The SVD method is useful when n_features is large (~20,000). In these cases, computing the eigendecomposition of the covariance matrix might be unfeasible or take too long. The SVD method implements a block algorithm based on Jacobi rotations [Arbenz95] and produces equivalent results to the covariance method. This block Jacobi algorithm iteratively applies rotations to the input ds-array directly until the eigenvectors and eigenvalues are found. For this, some tasks of the algorithm need to load two column blocks of the input ds-array into memory, and make use of numpy.linalg.svd internally.

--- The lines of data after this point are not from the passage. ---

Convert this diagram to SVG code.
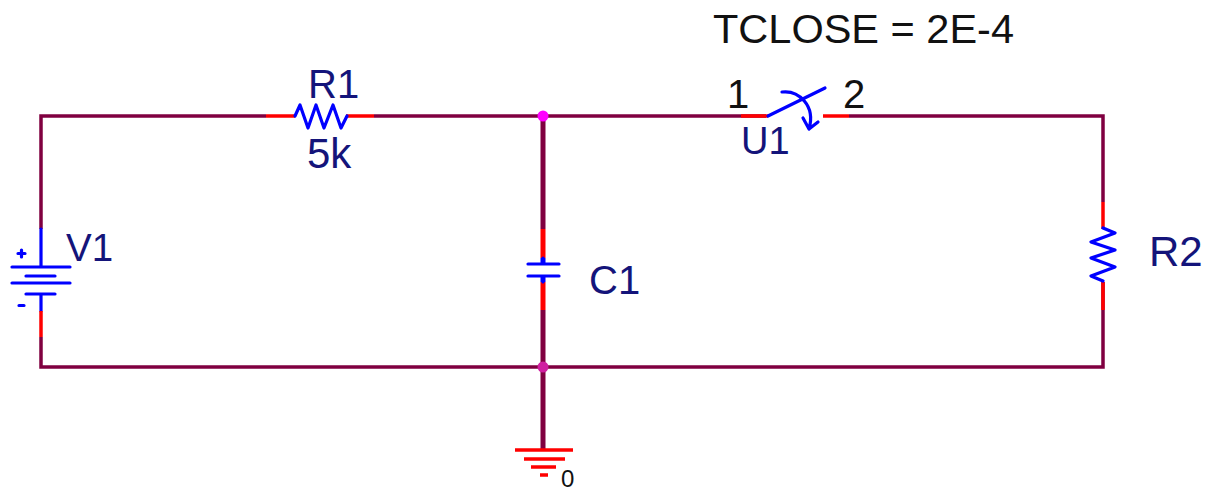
<svg xmlns="http://www.w3.org/2000/svg" width="1212" height="492" viewBox="0 0 1212 492">
<style>
text{font-family:"Liberation Sans",Arial,sans-serif;font-size:40px;fill:#14147a}
.k{fill:#111}
.w{fill:none;stroke:#800040;stroke-width:3.5}
.wt{fill:none;stroke:#800040;stroke-width:5}
.p{fill:none;stroke:#ff0000;stroke-width:3.5}
.pt{fill:none;stroke:#ff0000;stroke-width:5}
.b{fill:none;stroke:#0000ff;stroke-width:3.2;stroke-linecap:round;stroke-linejoin:round}
</style>
<rect width="1212" height="492" fill="#fff"/>
<g id="connectors">
<path class="w" d="M41 229V116H266M374 116H766M849 116H1103V202M1103 282V367H41V337"/>
<path class="wt" d="M543 116V229M543 310V450"/>
<circle cx="543" cy="116" r="5.500" fill="#ff00ff"/>
<circle cx="543" cy="367" r="5.500" fill="#d020a0"/>
</g>
<g id="V1">
<path class="b" d="M41 229V266M12 267H70M26 276H55M12 283H70M26 294H55M41 294V311"/>
<path class="p" d="M41 311V337"/>
<path class="b" stroke-width="3" d="M18 253.500H25M21.500 250V257M19 305.500H24"/>
<text x="66" y="261" style="font-size:38.500px">V1</text>
</g>
<g id="R1">
<path class="p" d="M266 116H295M346 116H374"/>
<path class="b" d="M295 116L300 105L308 128L316 105L324 128L333 105L341 128L347 116"/>
<text x="308" y="98">R1</text>
<text x="307" y="168" style="font-size:42px">5k</text>
</g>
<g id="C1">
<path class="pt" d="M543 229V258M543 282V310"/>
<path class="b" d="M543 258V264M528 264H559M528 276H559M543 276V282"/>
<path d="M543 258V264M543 276V282" fill="none" stroke="#0000ff" stroke-width="5"/>
<text x="589" y="294">C1</text>
</g>
<g id="U1">
<path class="p" d="M741 116H768M823 116H849"/>
<path class="b" d="M768 116L825 88M782 92C798 90 816 105 809 129M803 118L809 129L818 122"/>
<text class="k" x="727" y="108" style="font-size:40px">1</text>
<text class="k" x="843" y="108" style="font-size:40px">2</text>
<text x="741" y="154" style="font-size:38px">U1</text>
<text class="k" x="713" y="43" style="font-size:41.500px">TCLOSE = 2E-4</text>
</g>
<g id="R2">
<path class="p" d="M1103 202V229M1103 282V310"/>
<path class="b" d="M1103 228L1115 233L1091 242L1115 250L1091 258L1115 267L1091 276L1103 281"/>
<text x="1149" y="266" style="font-size:42px">R2</text>
</g>
<g id="ground">
<path class="p" d="M515 450H573M524 459H565M531 467H556M540 475H548"/>
<text class="k" x="561" y="486.500" style="font-size:24px">0</text>
</g>
</svg>
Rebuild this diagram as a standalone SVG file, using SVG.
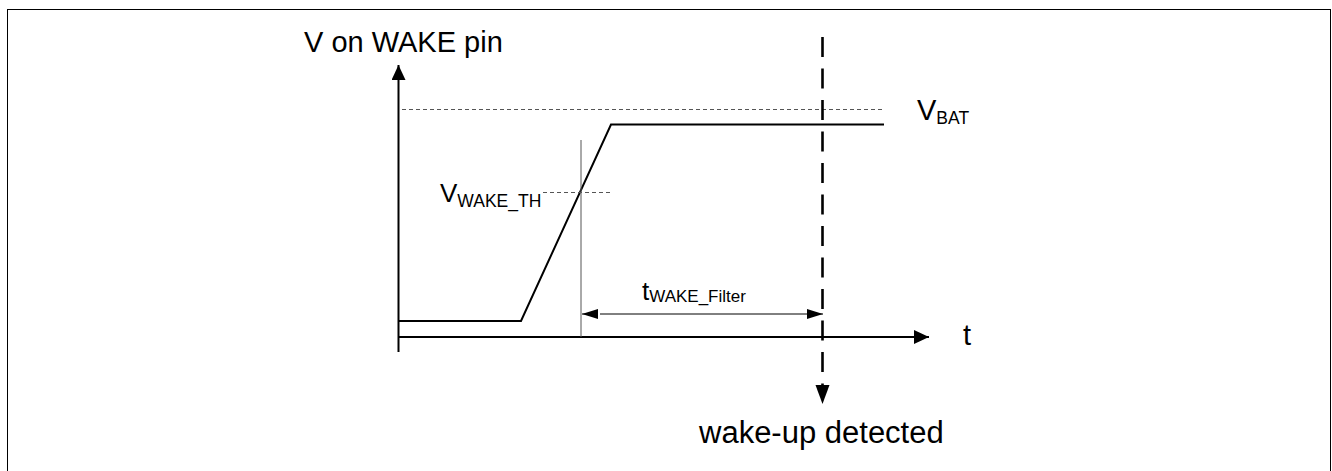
<svg xmlns="http://www.w3.org/2000/svg" width="1332" height="471" viewBox="0 0 1332 471">
<style>
text{font-family:"Liberation Sans",Arial,sans-serif;fill:#000}
.axis{stroke:#000;stroke-width:2;fill:none}
.sig{stroke:#000;stroke-width:2;fill:none}
.gdash{stroke:#555;stroke-width:1.2;stroke-dasharray:4 3;fill:none}
.thin{stroke:#555;stroke-width:1;fill:none}
.dim{stroke:#000;stroke-width:1;fill:none}
.big{font-size:29px}
.sub{font-size:17.5px}
</style>
<defs>
<marker id="ah" markerWidth="15" markerHeight="14" refX="15" refY="7" orient="auto" markerUnits="userSpaceOnUse">
<path d="M0,0 L15,7 L0,14 Z" fill="#000"/>
</marker>
<marker id="ad" markerWidth="16" markerHeight="10" refX="16" refY="5" orient="auto" markerUnits="userSpaceOnUse">
<path d="M0,0 L16,5 L0,10 Z" fill="#000"/>
</marker>
</defs>
<rect x="7.5" y="9.5" width="1323" height="470" fill="none" stroke="#000" stroke-width="1"/>
<g id="axes">
<line class="axis" x1="398.5" y1="352" x2="398.5" y2="65" marker-end="url(#ah)"/>
<line class="axis" x1="398.5" y1="337" x2="929" y2="337" marker-end="url(#ah)"/>
<text id="ylabel" class="big" x="304" y="52">V on WAKE pin</text>
<text id="xlabel" class="big" x="963" y="345">t</text>
</g>
<g id="vbat">
<line class="gdash" x1="402" y1="109.5" x2="884" y2="109.5"/>
<text x="917" y="120"><tspan class="big">V</tspan><tspan class="sub" font-size="19" dy="4">BAT</tspan></text>
</g>
<g id="signal">
<polyline class="sig" points="399,321 521,321 611,124.5 884,124.5"/>
</g>
<g id="threshold">
<line class="gdash" x1="543" y1="192.5" x2="612" y2="192.5"/>
<text x="440" y="202"><tspan style="font-size:26px">V</tspan><tspan class="sub" dy="5">WAKE_TH</tspan></text>
</g>
<g id="connectors">
<line class="thin" x1="581" y1="140" x2="581" y2="337"/>
<line class="dim" x1="597" y1="314" x2="582" y2="314" marker-end="url(#ad)"/>
<line class="dim" x1="600" y1="314" x2="823" y2="314" marker-end="url(#ad)"/>
<line stroke="#000" stroke-width="2.6" stroke-dasharray="20 11.5" x1="822.5" y1="37" x2="822.5" y2="386"/>
<polygon points="815.5,385 829.5,385 822.5,404" fill="#000"/>
</g>
<g id="filter">
<text x="642" y="300"><tspan style="font-size:26px">t</tspan><tspan style="font-size:17px" dy="2">WAKE_Filter</tspan></text>
</g>
<g id="wake">
<text x="699" y="443" style="font-size:31px">wake-up detected</text>
</g>
</svg>
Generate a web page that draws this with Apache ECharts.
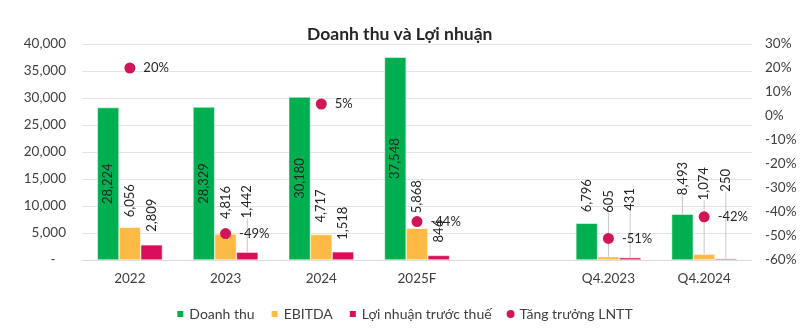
<!DOCTYPE html>
<html>
<head>
<meta charset="utf-8">
<script src="https://cdn.jsdelivr.net/npm/echarts@6/dist/echarts.min.js"></script>
<style>
html,body{margin:0;padding:0;background:#fff;}
#chart{width:808px;height:332px;}
</style>
</head>
<body>
<div id="chart"></div>
<script>
// ---- data ----
const categories = ['2022', '2023', '2024', '2025F', '', 'Q4.2023', 'Q4.2024'];
const revenue = [28224, 28329, 30180, 37548, null, 6796, 8493];
const ebitda = [6056, 4816, 4717, 5868, null, 605, 1074];
const profit = [2809, 1442, 1518, 846, null, 431, 250];
const growth = [20, -49, 5, -44, null, -51, -42];
const leftTicks = [0, 40000, 5000];   // min, max, interval
const rightTicks = [-60, 30, 10];     // min, max, interval (%)

// ---- label styling: gap between bar top and label (px); leader line when far ----
const labelGap = {
  0: {5: 11, 6: 19},
  1: {0: 10, 1: 15, 2: 12, 3: 15, 5: 44, 6: 54},
  2: {0: 13, 1: 34, 2: 12, 3: 13, 5: 47, 6: 67}
};
const leaderFrom = 18;

const fontFam = 'Lato, "Noto Sans", sans-serif';
const txt = '#404040';
const fmt = v => Number(v).toLocaleString('en-US');

function barData(values, sIdx, insideUpTo) {
  return values.map((v, i) => {
    if (v == null) return '-';
    const item = {value: v};
    const inside = i < insideUpTo;
    const gap = (labelGap[sIdx] && labelGap[sIdx][i] != null) ? labelGap[sIdx][i] : 11;
    item.label = inside
      ? {position: 'inside', rotate: 90, align: 'center', verticalAlign: 'middle'}
      : {position: 'top', rotate: 90, align: 'left', verticalAlign: 'middle', distance: gap};
    if (!inside && gap >= leaderFrom) {
      item.labelLine = {show: true, length2: 0, smooth: false, lineStyle: {color: '#c8c8c8', width: 1}};
    }
    return item;
  });
}

const barLabel = {
  show: true,
  color: '#262626',
  fontFamily: fontFam,
  fontSize: 13,
  formatter: p => fmt(p.value)
};

const chart = echarts.init(document.getElementById('chart'), null, {renderer: 'canvas'});
chart.setOption({
  animation: false,
  backgroundColor: '#fff',
  title: {
    text: 'Doanh thu và Lợi nhuận',
    left: 302,
    top: 20,
    textStyle: {fontFamily: fontFam, fontSize: 17.5, fontWeight: 'bold', color: '#262626'}
  },
  legend: {
    bottom: 6,
    left: 'center',
    itemWidth: 8,
    itemHeight: 8,
    itemGap: 15,
    textStyle: {fontFamily: fontFam, fontSize: 14, color: txt},
    data: [
      {name: 'Doanh thu', icon: 'rect'},
      {name: 'EBITDA', icon: 'rect'},
      {name: 'Lợi nhuận trước thuế', icon: 'rect'},
      {name: 'Tăng trưởng LNTT', icon: 'circle'}
    ]
  },
  grid: {left: 82, right: 56, top: 44, bottom: 72, containLabel: false},
  xAxis: {
    type: 'category',
    data: categories,
    axisTick: {show: false},
    axisLine: {lineStyle: {color: '#d9d9d9', width: 1}},
    axisLabel: {fontFamily: fontFam, fontSize: 13.5, color: txt, margin: 12}
  },
  yAxis: [
    {
      type: 'value',
      min: leftTicks[0], max: leftTicks[1], interval: leftTicks[2],
      axisLine: {show: false}, axisTick: {show: false},
      splitLine: {lineStyle: {color: '#e4e4e4', width: 1}},
      axisLabel: {fontFamily: fontFam, fontSize: 13.5, color: txt, margin: 16,
        formatter: v => v === 0 ? '-   ' : fmt(v)}
    },
    {
      type: 'value',
      min: rightTicks[0], max: rightTicks[1], interval: rightTicks[2],
      axisLine: {show: false}, axisTick: {show: false},
      splitLine: {show: false},
      axisLabel: {fontFamily: fontFam, fontSize: 13.5, color: txt, margin: 13,
        formatter: v => v + '%'}
    }
  ],
  series: [
    {
      name: 'Doanh thu', type: 'bar', barGap: '0%', barCategoryGap: '32%',
      itemStyle: {color: '#00B050', borderColor: '#ffffff', borderWidth: 0.5},
      label: barLabel,
      data: barData(revenue, 0, 4)
    },
    {
      name: 'EBITDA', type: 'bar', barGap: '0%', barCategoryGap: '32%',
      itemStyle: {color: '#FDBA45', borderColor: '#ffffff', borderWidth: 0.5},
      label: barLabel,
      data: barData(ebitda, 1, 0)
    },
    {
      name: 'Lợi nhuận trước thuế', type: 'bar', barGap: '0%', barCategoryGap: '32%',
      itemStyle: {color: '#DA0F5B', borderColor: '#ffffff', borderWidth: 0.5},
      label: barLabel,
      data: barData(profit, 2, 0)
    },
    {
      name: 'Tăng trưởng LNTT', type: 'scatter', yAxisIndex: 1,
      symbol: 'circle', symbolSize: 11,
      itemStyle: {color: '#D01659', opacity: 1},
      label: {show: true, position: 'right', distance: 8, fontFamily: fontFam,
        fontSize: 13, color: '#262626', formatter: p => p.value + '%'},
      data: growth.map(v => v == null ? '-' : v),
      z: 5
    }
  ]
});
</script>
</body>
</html>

The maximum parallelism of the SVD method is limited by the number of column blocks in the input ds-array, and there is a trade-off between parallelism and task granularity. The optimal number of column blocks should not be too big or too small. If the number of features in the input ds-array is not too large, the covariance method might be more efficient.


Standard scaler


K-nearest neighbors

Model selection

Model selection is the task of choosing an appropriate model for your problem. This can be done by evaluating your candidate models with cross-validation, which is a technique for obtaining performance metrics with only the training data. It works by splitting your data into multiple train/validate partitions, evaluating the model obtained in each partition and aggregating the results. Model selection includes hyper-parameter optimization: selecting the best hyper-parameters (hyper-parameters are parameters that are not optimized during fitting) for your model.

The module dislib.model_selection includes 2 classes for performing hyper-parameter optimization on estimators: GridSearchCV and RandomSearchCV. Both are very similar and use cross-validation, differing only on how the candidate hyper-parameters are given.